Description
Proposed new feature or change:
Motive
The default dtype of array is platform-dependant. ( #9464 )
When running tests in a continuous integration context, that are ran on multiple platforms (Windows, macOS, Linux), the fact that the default dtypes of arrays can vary must be taken into account.
The issue appears for tests relying on numpy's arrays representations. Indeed, the default dtype of the array is not displayed in the array representation. This means that an expected output representation is now dependant on the platform. Writing OS-specific tests is now unavoidable.
What I would like is being able to write platform independent repeatable outputs that can be used for automated testing.
Example
Actual
On my machine, the default dtype for integer arrays is int64
. Here are some examples of array creations and their representations:
In [3]: import numpy as np
In [4]: np.array([1, 2, 3])
Out[4]: array([1, 2, 3])
In [5]: np.array([1, 2, 3], dtype=np.int64)
Out[5]: array([1, 2, 3])
In [6]: np.array([1, 2, 3], dtype=np.int32)
Out[6]: array([1, 2, 3], dtype=int32)
We can see that:
- When creating an array with no dtype kwarg, the default dtype is used. The array representation solely is not enough to know the actual dtype.
- When creating an array with a dtype kwarg matching the default integer dtype of the platform, the resulting array representation is the same, and dtype is also implicit.
- The last case is the most explicit: the user provides the expected dtype, and the representation reflects that. This only works for non-default dtypes.
Desired
In [3]: import numpy as np
In [4]: np.array([1, 2, 3])
Out[4]: array([1, 2, 3], dtype=int64)
In [5]: np.array([1, 2, 3], dtype=np.int64)
Out[5]: array([1, 2, 3], dtype=int64)
In [6]: np.array([1, 2, 3], dtype=np.int32)

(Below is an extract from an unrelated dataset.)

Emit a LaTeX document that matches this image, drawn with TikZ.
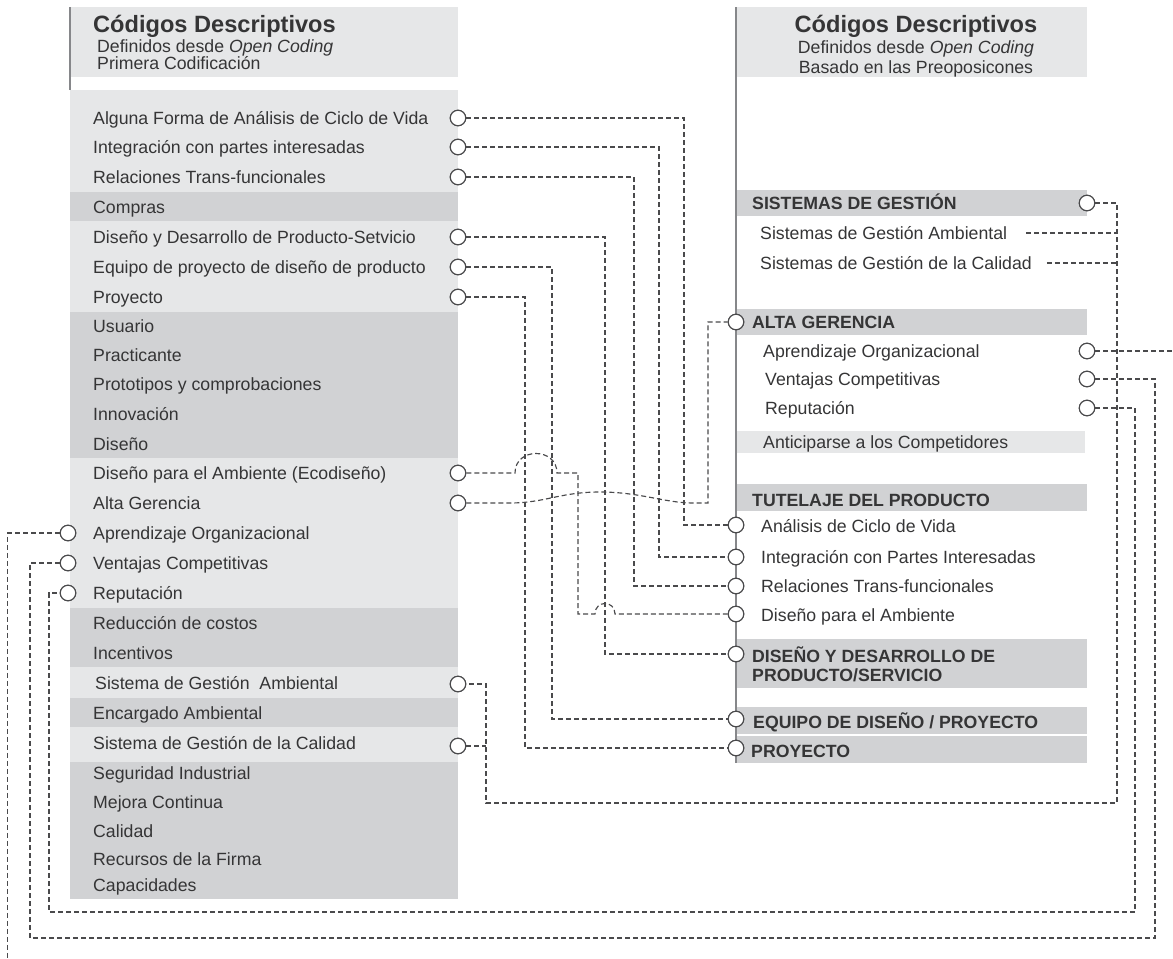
\documentclass[tikz,border=0pt]{standalone}
\usepackage{fontspec}
\setmainfont{Liberation Sans}
\usetikzlibrary{calc}
\definecolor{bandlight}{HTML}{E6E7E8}
\definecolor{banddark}{HTML}{D1D2D4}
\definecolor{ink}{HTML}{353536}
\definecolor{wire}{HTML}{4A4A4C}
\definecolor{rule}{HTML}{86878A}
\begin{document}
\begin{tikzpicture}[x=1bp,y=-1bp,
  txt/.style={font=\fontsize{17.7bp}{20bp}\selectfont, text=ink, inner sep=0pt, anchor=base west},
  caps/.style={txt, font=\fontsize{17.7bp}{19.5bp}\selectfont\bfseries},
  ttl/.style={txt, font=\fontsize{23.6bp}{26bp}\selectfont\bfseries},
  dot/.style={circle, draw=wire, fill=white, line width=1.1bp, minimum size=15.5bp, inner sep=0pt},
  conn/.style={draw=wire, line width=1.15bp, dash pattern=on 5bp off 3bp},
  rulestyle/.style={draw=rule, line width=1.5bp}
]
\useasboundingbox (0,0) rectangle (1173,959);

% ---------- left column: bands ----------
\fill[bandlight] (70,7) rectangle (458,77);
\fill[bandlight] (70,90) rectangle (458,192);
\fill[banddark]  (70,192) rectangle (458,221);
\fill[bandlight] (70,221) rectangle (458,312);
\fill[banddark]  (70,312) rectangle (458,458);
\fill[bandlight] (70,458) rectangle (458,608);
\fill[banddark]  (70,608) rectangle (458,667);
\fill[bandlight] (70,667) rectangle (458,698);
\fill[banddark]  (70,698) rectangle (458,727);
\fill[bandlight] (70,727) rectangle (458,762);
\fill[banddark]  (70,762) rectangle (458,899);
\draw[rulestyle] (70,7) -- (70,90);

\node[ttl] (hL1) at (93,32) {Códigos Descriptivos};
\node[txt] (hL2) at (97,52) {Definidos desde \textit{Open Coding}};
\node[txt] (hL3) at (97,69) {Primera Codificación};

% ---------- left column: items ----------
\node[txt] (tL1)  at (93,124) {Alguna Forma de Análisis de Ciclo de Vida};
\node[txt] (tL2)  at (93,153) {Integración con partes interesadas};
\node[txt] (tL3)  at (93,183) {Relaciones Trans-funcionales};
\node[txt] (tL4)  at (93,213) {Compras};
\node[txt] (tL5)  at (93,243) {Diseño y Desarrollo de Producto-Setvicio};
\node[txt] (tL6)  at (93,273) {Equipo de proyecto de diseño de producto};
\node[txt] (tL7)  at (93,303) {Proyecto};
\node[txt] (tL8)  at (93,332) {Usuario};
\node[txt] (tL9)  at (93,361) {Practicante};
\node[txt] (tL10) at (93,390) {Prototipos y comprobaciones};
\node[txt] (tL11) at (93,420) {Innovación};
\node[txt] (tL12) at (93,450) {Diseño};
\node[txt] (tL13) at (93,479) {Diseño para el Ambiente (Ecodiseño)};
\node[txt] (tL14) at (93,509) {Alta Gerencia};
\node[txt] (tL15) at (93,539) {Aprendizaje Organizacional};
\node[txt] (tL16) at (93,569) {Ventajas Competitivas};
\node[txt] (tL17) at (93,599) {Reputación};
\node[txt] (tL18) at (93,629) {Reducción de costos};
\node[txt] (tL19) at (93,659) {Incentivos};
\node[txt] (tL20) at (95,689) {Sistema de Gestión\ \ Ambiental};
\node[txt] (tL21) at (93,719) {Encargado Ambiental};
\node[txt] (tL22) at (93,749) {Sistema de Gestión de la Calidad};
\node[txt] (tL23) at (93,779) {Seguridad Industrial};
\node[txt] (tL24) at (93,808) {Mejora Continua};
\node[txt] (tL25) at (93,837) {Calidad};
\node[txt] (tL26) at (93,865) {Recursos de la Firma};
\node[txt] (tL27) at (93,891) {Capacidades};

% ---------- right column ----------
\fill[bandlight] (736,7) rectangle (1087,77);
\fill[banddark]  (736,190) rectangle (1087,216);
\fill[banddark]  (736,309) rectangle (1087,335);
\fill[bandlight] (736,431) rectangle (1085,453);
\fill[banddark]  (736,484) rectangle (1087,511);
\fill[banddark]  (736,639) rectangle (1087,688);
\fill[banddark]  (736,707) rectangle (1087,734);
\fill[banddark]  (736,736) rectangle (1087,763);
\draw[rulestyle] (736,7) -- (736,763);

\node[ttl, anchor=base] (hR1) at (916,32) {Códigos Descriptivos};
\node[txt, anchor=base] (hR2) at (916,53) {Definidos desde \textit{Open Coding}};
\node[txt, anchor=base] (hR3) at (916,73) {Basado en las Preoposicones};

\node[caps] (tRSist) at (752,209.5) {SISTEMAS DE GESTIÓN};
\node[txt] (tRSGA) at (760,239) {Sistemas de Gestión Ambiental};
\node[txt] (tRSGC) at (760,269) {Sistemas de Gestión de la Calidad};
\node[caps] (tRAlta) at (752,328.5) {ALTA GERENCIA};
\node[txt] (tRApr) at (763,357) {Aprendizaje Organizacional};
\node[txt] (tRVen) at (765,385) {Ventajas Competitivas};
\node[txt] (tRRep) at (765,414) {Reputación};
\node[txt] (tRAnt) at (763,448) {Anticiparse a los Competidores};
\node[caps] (tRTut) at (752,506.5) {TUTELAJE DEL PRODUCTO};
\node[txt] (tRAna) at (761,532) {Análisis de Ciclo de Vida};
\node[txt] (tRInt) at (761,563) {Integración con Partes Interesadas};
\node[txt] (tRRel) at (761,592) {Relaciones Trans-funcionales};
\node[txt] (tRDpa) at (761,621) {Diseño para el Ambiente};
\node[caps] (tRDyd1) at (752,662) {DISEÑO Y DESARROLLO DE};
\node[caps] (tRDyd2) at (752,681.5) {PRODUCTO/SERVICIO};
\node[caps] (tREqu) at (753,728) {EQUIPO DE DISEÑO / PROYECTO};
\node[caps] (tRPro) at (751,757) {PROYECTO};

% ---------- route lines ----------
\coordinate (vA) at (684,0);
\coordinate (vI) at (659,0);
\coordinate (vR) at (634,0);
\coordinate (vD) at (605,0);
\coordinate (vE) at (552,0);
\coordinate (vP) at (525,0);
\coordinate (vG) at (486,0);
\coordinate (vS) at (1117,0);
\coordinate (vRep) at (1135,0);
\coordinate (vVen) at (1155,0);
\coordinate (vRepL) at (49,0);
\coordinate (vVenL) at (30,0);
\coordinate (hS) at (0,803);
\coordinate (hRep) at (0,912);
\coordinate (hVen) at (0,938);
\coordinate (offB) at (7.5,959);
\coordinate (offR) at (1173,351);

% ---------- connector circles ----------
\node[dot] (cL1)  at (458,118) {};
\node[dot] (cL2)  at (458,147) {};
\node[dot] (cL3)  at (458,177) {};
\node[dot] (cL5)  at (458,237) {};
\node[dot] (cL6)  at (458,267) {};
\node[dot] (cL7)  at (458,297) {};
\node[dot] (cL13) at (458,473) {};
\node[dot] (cL14) at (458,503) {};
\node[dot] (cL15) at (68,533) {};
\node[dot] (cL16) at (68,563) {};
\node[dot] (cL17) at (68,593) {};
\node[dot] (cL20) at (458,684) {};
\node[dot] (cL22) at (458,746) {};

\node[dot] (cRSist) at (1087,203) {};
\node[dot] (cRApr)  at (1087,351) {};
\node[dot] (cRVen)  at (1087,379) {};
\node[dot] (cRRep)  at (1087,408) {};
\node[dot] (cRAlta) at (736,322) {};
\node[dot] (cRAna)  at (736,525) {};
\node[dot] (cRInt)  at (736,557) {};
\node[dot] (cRRel)  at (736,586) {};
\node[dot] (cRDpa)  at (736,614) {};
\node[dot] (cRDyd)  at (736,654) {};
\node[dot] (cREqu)  at (736,719) {};
\node[dot] (cRPro)  at (736,748) {};

% ---------- connectors ----------
\draw[conn] (cL1.east) -| (vA |- cRAna) -- (cRAna.west);
\draw[conn] (cL2.east) -| (vI |- cRInt) -- (cRInt.west);
\draw[conn] (cL3.east) -| (vR |- cRRel) -- (cRRel.west);
\draw[conn] (cL5.east) -| (vD |- cRDyd) -- (cRDyd.west);
\draw[conn] (cL6.east) -| (vE |- cREqu) -- (cREqu.west);
\draw[conn] (cL7.east) -| (vP |- cRPro) -- (cRPro.west);
% hops over the crossing lines
\draw[conn] (cL13.east) -- (515,473) .. controls (515,447) and (557,447) .. (557,473)
  -- (578,473) |- (595,614) .. controls (595,600) and (615,600) .. (615,614) -- (cRDpa.west);
\draw[conn] (cL14.east) -- (510,503) .. controls (545,503) and (560,492) .. (600,492)
  .. controls (640,492) and (665,503) .. (693,503) -- (708,503) |- (cRAlta.west);
% management systems
\draw[conn] (cRSist.east) -| (vS |- hS) -| (vG |- cL20) -- (cL20.east);
\draw[conn] (cL22.east) -- (vG |- cL22);
\draw[conn] ($(tRSGA.base east)+(19,-6)$) coordinate (sga) -- (sga -| vS);
\draw[conn] ($(tRSGC.base east)+(15,-6)$) coordinate (sgc) -- (sgc -| vS);
% long returns round the page
\draw[conn] (cRRep.east) -| (vRep |- hRep) -| (vRepL |- cL17) -- (cL17.west);
\draw[conn] (cRVen.east) -| (vVen |- hVen) -| (vVenL |- cL16) -- (cL16.west);
\draw[conn] (cRApr.east) -- (offR);
\draw[conn] (cL15.west) -| (offB);

% circles again on top of the lines
\foreach \c in {cL1,cL2,cL3,cL5,cL6,cL7,cL13,cL14,cL15,cL16,cL17,cL20,cL22,
                cRSist,cRApr,cRVen,cRRep,cRAlta,cRAna,cRInt,cRRel,cRDpa,cRDyd,cREqu,cRPro}
  \draw[draw=wire, fill=white, line width=1.1bp] (\c.center) circle[radius=7.75bp];
\end{tikzpicture}
\end{document}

Out[6]: array([1, 2, 3], dtype=int32)
The dtype is always printed out, and the default dtype does not influence the representation. So, since the default dtype depends on the platform, and the representation depends on the dtype, the chain is broken and the representation does not depend anymore on the platform. Writing platform independant tests relying on representation is now easier.
from
platform <- default dtype <- repr
=> platform <- repr
to
platform <- default dtype </- repr
=> platform </- repr
Existing solutions I looked for
np.set_printoptions
I first looked into https://numpy.org/doc/stable/reference/generated/numpy.set_printoptions.html
I experimented with kwarg legacy='1.13'
and legacy='1.21
, without success. Also, even if I were successful, I would have dislike relying on a kwarg named legacy
, strongly implying it should not be used anymore in new code.
Proposed solution
Adding a new dtype
printing option
import numpy
np.set_printoptions(dtype="default") # current behaviour
np.set_printoptions(dtype="always") # always print dtype
np.set_printoptions(dtype="never") # never print dtype
Technical Analysis
The function _array_repr_implementation
implements the array representation logic. We can see the logic where it adds the suffix, and there is no way to force print the dtype, or force not printing it.
Allow to override this param could be helpful:
def _array_repr_implementation(
arr, max_line_width=None, precision=None, suppress_small=None,
+ skipdtype: bool | None = None,
array2string=array2string):
...
- skipdtype = dtype_is_implied(arr.dtype) and arr.size > 0
+ if skipdtype is None:
+ skipdtype = dtype_is_implied(arr.dtype) and arr.size > 0
Role of the proposed new skipdtype
three-valued kwarg:
None
: current behaviour, platform-dependantFalse
: always print the, dtype=...
suffixTrue
: never print the, dtype=...
suffix